When the ambulance came, they told me to take my glasses with me, which were on the ground. I said I didn't need them, and I guess they felt some remorse, and urged me to take them. As I was carted away, one cop said triumphantly, 'Bye bye!' and to me this signaled that I was going to die. In the ambulance, there was a fat black man and a tiny Asian man. At times I loved them, and could see that they were helping me, and at other times, I was scared that they were literally retarded beings who could not understand me or help me. I wondered if they would torture me, and asked, 'Are you going to make me into one of those vegetable people?' The asian man said, 'No, we wouldn't do that to you.' The black man was very playful with me, offering many riddles, which kept me occupied in my frenzied, psychedelic state, and, although his eyes bulged out terrifyingly, I kept saying, 'Man, you're good!' and I asked him to hold my hand. He laughed and said that they had nurses to do that, at the hospital. Although I am not gay, I knew, even in my state (or should I say BECAUSE OF my state) that there was a lot of homophobic tension in the ambulance.
Basically, the ambulance ride consisted of me getting cold, then hot, then thinking I was dying and accepting death peacefully (a great feeling), only to imagine the prospect of eternal, torturous questioning from retarded people who could not understand me and would not let me die. THAT was terrifying, ladies and gentlemen. For an example: he asked what designer drug I did, and I said 4-AcO-DMT, to which he responded DMD? DMQ? DMR? etc. Despite me cooperative state, I did not think to ask for a benzo or an antipsychotic, and in retrospect, I am thankful they did not give me one.

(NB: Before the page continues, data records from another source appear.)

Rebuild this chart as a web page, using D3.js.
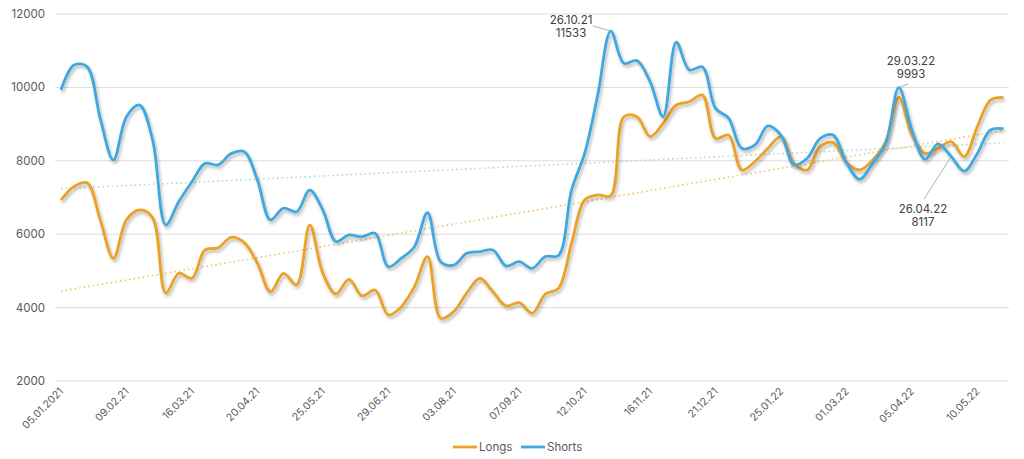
<!DOCTYPE html>
<html>
<head>
<meta charset="utf-8">
<script src="https://cdn.jsdelivr.net/npm/d3@7"></script>
<style>
  body { margin: 0; background: #fff; }
  svg { display: block; font-family: Inter, "Noto Sans", sans-serif; }
</style>
</head>
<body>
<svg id="chart" width="1024" height="459"></svg>
<script>
// weekly values, 05.01.2021 .. 24.05.22
var longs = [6930, 7300, 7400, 6390, 5340, 6390, 6660, 6450, 4400, 4935, 4800, 5570,
  5630, 5915, 5770, 5210, 4430, 4935, 4620, 6250, 4935, 4370, 4770, 4320,
  4480, 3800, 4025, 4570, 5390, 3710, 3890, 4400, 4800, 4430, 4045, 4135,
  3845, 4370, 4525, 5750, 6930, 7070, 7050, 9200, 9200, 8660, 9020, 9520,
  9610, 9790, 8610, 8700, 7750, 7975, 8340, 8660, 7930, 7750, 8385, 8495,
  7950, 7750, 8020, 8520, 9730, 8700, 8200, 8340, 8520, 8115, 8930, 9655, 9730];

var shorts = [9930, 10610, 10560, 9150, 8020, 9200, 9520, 8570, 6250, 6890, 7430, 7930,
  7890, 8200, 8250, 7480, 6390, 6710, 6610, 7200, 6660, 5800, 5980, 5930,
  6025, 5115, 5345, 5660, 6590, 5250, 5160, 5480, 5525, 5570, 5135, 5250,
  5070, 5390, 5420, 7200, 8200, 9790, 11533, 10660, 10730, 10160, 9200, 11230,
  10475, 10560, 9430, 9160, 8340, 8430, 8950, 8700, 7890, 8070, 8610, 8700,
  7950, 7495, 7930, 8480, 9993, 8840, 8040, 8460, 8117, 7720, 8200, 8840, 8875];

var tickLabels = ["05.01.2021", "09.02.21", "16.03.21", "20.04.21", "25.05.21", "29.06.21",
  "03.08.21", "07.09.21", "12.10.21", "16.11.21", "21.12.21", "25.01.22", "01.03.22",
  "05.04.22", "10.05.22"];
var tickIndex = [0, 5, 10, 15, 20, 25, 30, 35, 40, 45, 50, 55, 60, 65, 70];

var yTicks = [2000, 4000, 6000, 8000, 10000, 12000];

var notes = [
  { idx: 42, date: "26.10.21", value: 11533, tx: 571, ty: 20, lx1: 593, ly1: 26 },
  { idx: 64, date: "29.03.22", value: 9993, tx: 911, ty: 61, lx1: 908, ly1: 84 },
  { idx: 68, date: "26.04.22", value: 8117, tx: 923, ty: 209, lx1: 924, ly1: 199 }
];

var orange = "#eba126", blue = "#40a8df";

var svg = d3.select("#chart");

var x = d3.scaleLinear().domain([0, longs.length - 1]).range([61, 1003.5]);
var y = d3.scaleLinear().domain([2000, 12000]).range([381, 14]);

// shadow
var defs = svg.append("defs");
var f = defs.append("filter").attr("id", "shadow")
  .attr("x", "-5%").attr("y", "-5%").attr("width", "110%").attr("height", "120%");
f.append("feDropShadow").attr("dx", 1.5).attr("dy", 2.5)
  .attr("stdDeviation", 1.6).attr("flood-color", "#000").attr("flood-opacity", 0.28);

// grid
svg.append("g").selectAll("line").data(yTicks).join("line")
  .attr("x1", 55).attr("x2", 1009)
  .attr("y1", d => y(d)).attr("y2", d => y(d))
  .attr("stroke", "#dcdcdc").attr("stroke-width", 1);

svg.append("g").selectAll("text").data(yTicks).join("text")
  .attr("x", 45).attr("y", d => y(d) + 4)
  .attr("text-anchor", "end")
  .attr("font-size", 11.5).attr("fill", "#595959")
  .text(d => d);

// x labels
svg.append("g").selectAll("text").data(tickIndex).join("text")
  .attr("transform", (d, i) => "translate(" + (x(d) + 3) + ",392) rotate(-45)")
  .attr("text-anchor", "end")
  .attr("font-size", 10.5).attr("fill", "#595959")
  .text((d, i) => tickLabels[i]);

// linear trends
function trend(vals) {
  var n = vals.length, sx = 0, sy = 0, sxy = 0, sxx = 0;
  vals.forEach(function (v, i) { sx += i; sy += v; sxy += i * v; sxx += i * i; });
  var b = (n * sxy - sx * sy) / (n * sxx - sx * sx);
  var a = (sy - b * sx) / n;
  return [[0, a], [n - 1, a + b * (n - 1)]];
}

var tl = d3.line().x(d => x(d[0])).y(d => y(d[1]));
svg.append("path").attr("d", tl(trend(shorts)))
  .attr("fill", "none").attr("stroke", "#a9dde3").attr("stroke-width", 1.6)
  .attr("stroke-dasharray", "1.6,3");
svg.append("path").attr("d", tl(trend(longs)))
  .attr("fill", "none").attr("stroke", "#f3c46f").attr("stroke-width", 1.6)
  .attr("stroke-dasharray", "1.6,3");

// series
var line = d3.line().x((d, i) => x(i)).y(d => y(d)).curve(d3.curveCatmullRom.alpha(0.5));

svg.append("path").attr("d", line(longs))
  .attr("fill", "none").attr("stroke", orange).attr("stroke-width", 2.8)
  .attr("filter", "url(#shadow)");
svg.append("path").attr("d", line(shorts))
  .attr("fill", "none").attr("stroke", blue).attr("stroke-width", 2.8)
  .attr("filter", "url(#shadow)");

// annotations
var ann = svg.append("g");
notes.forEach(function (n) {
  ann.append("line")
    .attr("x1", n.lx1).attr("y1", n.ly1)
    .attr("x2", x(n.idx)).attr("y2", y(n.value))
    .attr("stroke", "#9a9a9a").attr("stroke-width", 0.8);
  ann.append("text").attr("x", n.tx).attr("y", n.ty + 4)
    .attr("text-anchor", "middle").attr("font-size", 11.5).attr("fill", "#404040")
    .text(n.date);
  ann.append("text").attr("x", n.tx).attr("y", n.ty + 17)
    .attr("text-anchor", "middle").attr("font-size", 11.5).attr("fill", "#404040")
    .text(n.value);
});

// legend
var legend = [["Longs", orange, 453], ["Shorts", blue, 521]];
var lg = svg.append("g");
legend.forEach(function (l) {
  lg.append("line").attr("x1", l[2]).attr("x2", l[2] + 24)
    .attr("y1", 447).attr("y2", 447)
    .attr("stroke", l[1]).attr("stroke-width", 2.8);
  lg.append("text").attr("x", l[2] + 26).attr("y", 451)
    .attr("font-size", 11.5).attr("fill", "#595959").text(l[0]);
});
</script>
</body>
</html>
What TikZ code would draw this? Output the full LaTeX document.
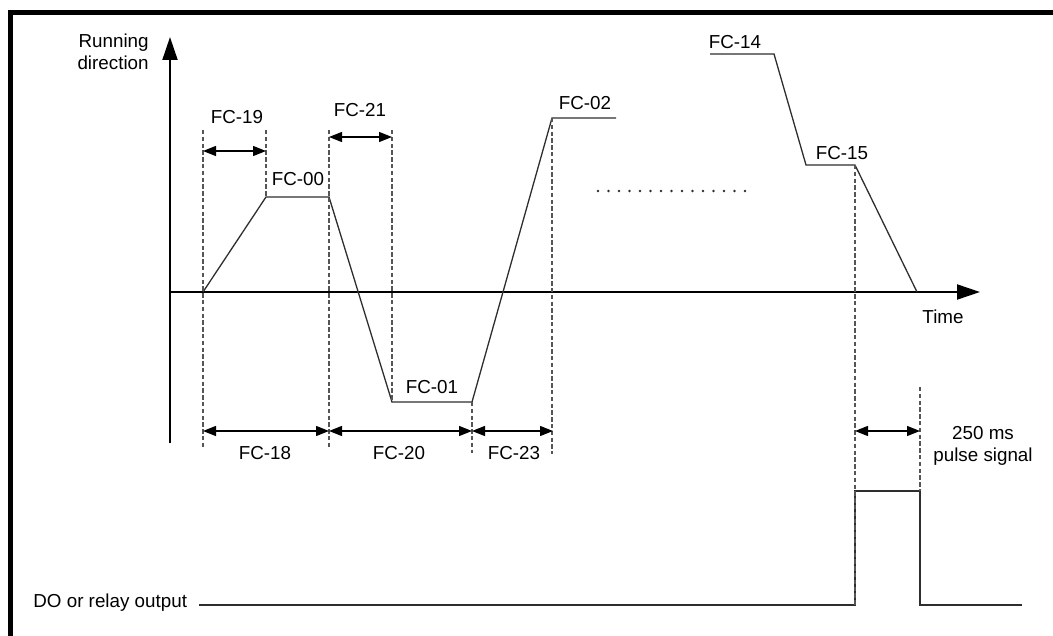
\documentclass[tikz,border=0pt]{standalone}
\usepackage{fontspec}
\setmainfont{Liberation Sans}
\usetikzlibrary{arrows.meta,positioning,calc}
\definecolor{cTrace}{HTML}{2E2E2E}
\definecolor{cGuide}{HTML}{555555}

\begin{document}
\begin{tikzpicture}[
    x=0.5pt, y=-0.5pt,
    lbl/.style={font=\fontsize{9.4}{11}\selectfont, inner sep=0pt, align=center},
    trace/.style={cTrace, line width=0.65pt},
    guide/.style={cGuide, line width=0.6pt, dash pattern=on 2.2pt off 1.2pt},
    axis/.style={-{Triangle[length=11.5pt,width=7.5pt]}, line width=1pt},
    span/.style={{Triangle[length=6.5pt,width=5pt]}-{Triangle[length=6.5pt,width=5pt]}, line width=0.6pt}
]
\useasboundingbox (0,0) rectangle (1053,636);
\draw[line width=2.5pt] (10.5,636) -- (10.5,12.5) -- (1053,12.5);

% axes
\coordinate (ybot) at (170,443);
\coordinate (ytip) at (170,37);
\coordinate (org)  at (170,292);
\coordinate (xtip) at (980,292);
\draw[axis] (ybot) -- (ytip);
\draw[axis] (org) -- (xtip);
\node[lbl, anchor=east, align=right] (ylab) at (149,52) {Running\\direction};
\node[lbl] (xlab) at (943,317) {Time};

% speed profile
\foreach \n/\x/\y in {p0/203/292, p1/266/197, p2/329/197, p3/392/402, p4/472/402, p5/552/118, p6/616/118,
                     q0/710/54, q1/774/54, q2/806/165, q3/855/165, q4/917/292} {
  \coordinate (\n) at (\x,\y);
}
\draw[trace] (p0) -- (p1) -- (p2) -- (p3) -- (p4) -- (p5) -- (p6);
\draw[trace] (q0) -- (q1) -- (q2) -- (q3) -- (q4);
\foreach \i in {0,...,14} {
  \fill[cTrace] (598+\i*10.5,191) circle (0.7pt);
}

% DO output
\foreach \n/\x/\y in {r0/199/605, r1/855/605, r2/855/491, r3/920/491, r4/920/605, r5/1022/605} {
  \coordinate (\n) at (\x,\y);
}
\draw[trace] (r0) -- (r1) -- (r2) -- (r3) -- (r4) -- (r5);
\node[lbl, anchor=west] (dolab) at (33,603) {DO or relay output};

% guide lines
\foreach \n/\x/\ya/\yb in {g1/203/130/447, g2/266/130/197, g3/329/130/447, g4/392/130/402,
                          g5/472/402/453, g6/552/118/454, g7/855/165/605, g8/920/387/491} {
  \coordinate (\n a) at (\x,\ya);
  \coordinate (\n b) at (\x,\yb);
  \draw[guide] (\n a) -- (\n b);
}

% time spans
\foreach \n/\xa/\xb/\y in {s19/203/266/151, s21/329/392/137, s18/203/329/431,
                          s20/329/472/431, s23/472/553/431, spl/855/920/431} {
  \coordinate (\n a) at (\xa,\y);
  \coordinate (\n b) at (\xb,\y);
  \draw[span] (\n a) -- (\n b);
}

% labels
\node[lbl] (fc19) at (237,117) {FC-19};
\node[lbl] (fc21) at (360,110) {FC-21};
\node[lbl] (fc00) at (298,179) {FC-00};
\node[lbl] (fc01) at (432,387) {FC-01};
\node[lbl] (fc02) at (585,103) {FC-02};
\node[lbl] (fc14) at (735,42)  {FC-14};
\node[lbl] (fc15) at (842,153) {FC-15};
\node[lbl] (fc18) at (265,453) {FC-18};
\node[lbl] (fc20) at (399,453) {FC-20};
\node[lbl] (fc23) at (514,453) {FC-23};
\node[lbl] (pulse) at (983,446) {250 ms\\pulse signal};
\end{tikzpicture}
\end{document}
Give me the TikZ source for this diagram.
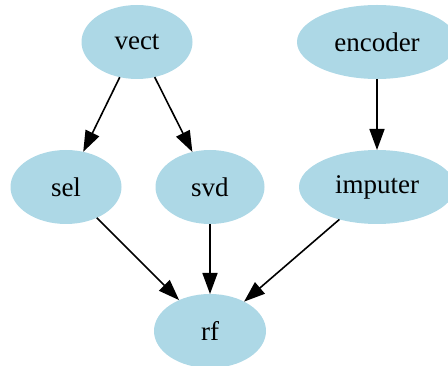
\documentclass[tikz,border=0pt]{standalone}
\usepackage{fontspec}
\setmainfont{Liberation Serif}
\usetikzlibrary{shapes.geometric,arrows.meta}
\definecolor{lb}{HTML}{ADD8E6}
\begin{document}
\begin{tikzpicture}[x=1pt,y=-1pt,
  nd/.style={ellipse,fill=lb,draw=none,inner sep=0pt,outer sep=0pt,minimum height=74pt,font=\fontsize{27}{30}\selectfont},
  ed/.style={line width=1.6pt,-{Triangle[length=21pt,width=15pt]}}]
\useasboundingbox (0,0) rectangle (448,366);
\node[nd,minimum width=111pt] (vect) at (137,42) {vect};
\node[nd,minimum width=160pt] (encoder) at (377,42) {encoder};
\node[nd,minimum width=111pt] (sel) at (66,187) {sel};
\node[nd,minimum width=109pt] (svd) at (210,187) {svd};
\node[nd,minimum width=156pt] (imputer) at (377,187) {imputer};
\node[nd,minimum width=112pt] (rf) at (210,331) {rf};
\draw[ed] (vect) -- (sel);
\draw[ed] (vect) -- (svd);
\draw[ed] (encoder) -- (imputer);
\draw[ed] (sel) -- (rf);
\draw[ed] (svd) -- (rf);
\draw[ed] (imputer) -- (rf);
\end{tikzpicture}
\end{document}
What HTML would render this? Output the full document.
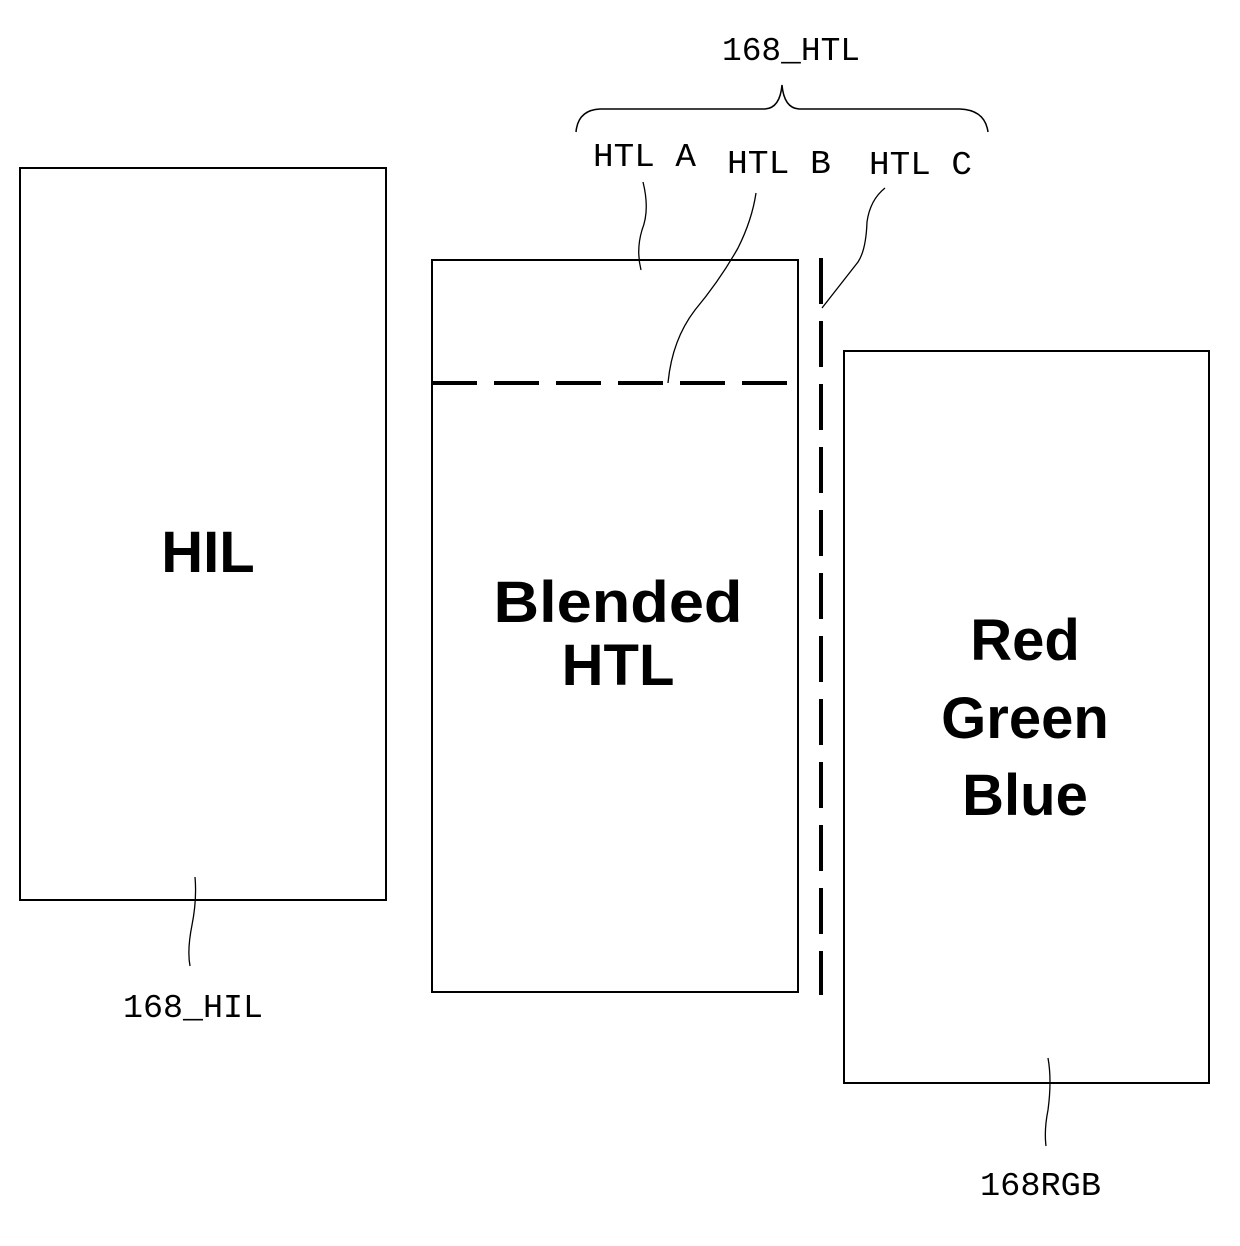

They gave me a portable IV drip and attached all sorts of monitor-nodes to my body. In the ER anteroom, I was still frightened, but nonetheless euphoric and interested in everything going on. I connected with a lot of 'insane' patients, who told me, 'Enjoy the ride, it won't last long!' How they were right.
I found myself loving women more than ever for their caringness. There were also two gay men in the ER who took excellent care of me, who I loved. I was bonding with everyone like a child, it was intense. I noticed that I was still tripping, although at this point I knew that I would not die, even though I thought I'd suffer permanent physical and psychological damage, which still did not bother me. Everyone looked like a comical animal to me, and I couldn't stop smiling. The head nurse, who was amped on coffee, seemed to twitch and speak at 1000 mph, and, although she was ugly to me, I asked her to sleep with me, to which she responded, 'That would be a negative.' Everyone admired my snuggliness, and talked about me in a hushed voice.
It was sad to come down from that infantile world of insane fear but also intense interest and euphoria. For example, even at the peak of the terror, when I thought I would not be allowed to die, I did not mind, and felt that I would be perpetually interested. I found myself making some calls and TM's to tell people I was okay, and I tried to abandon my wallet and phone at several points, even though they would keep putting them back in my pocket.
I gradually came down and did not sleep. I left Bellevue at 7 AM, and walked cross-town to my friends apartment. The experience changed my life for the better, and I would not change anything about it. I now find it much easier to love and care about others and myself.
Note: my hand broke out into hives during the experience, and there is still a mark there, about a week later. Otherwise, I don't think I was damaged physically, even though at the time I was sure I would die.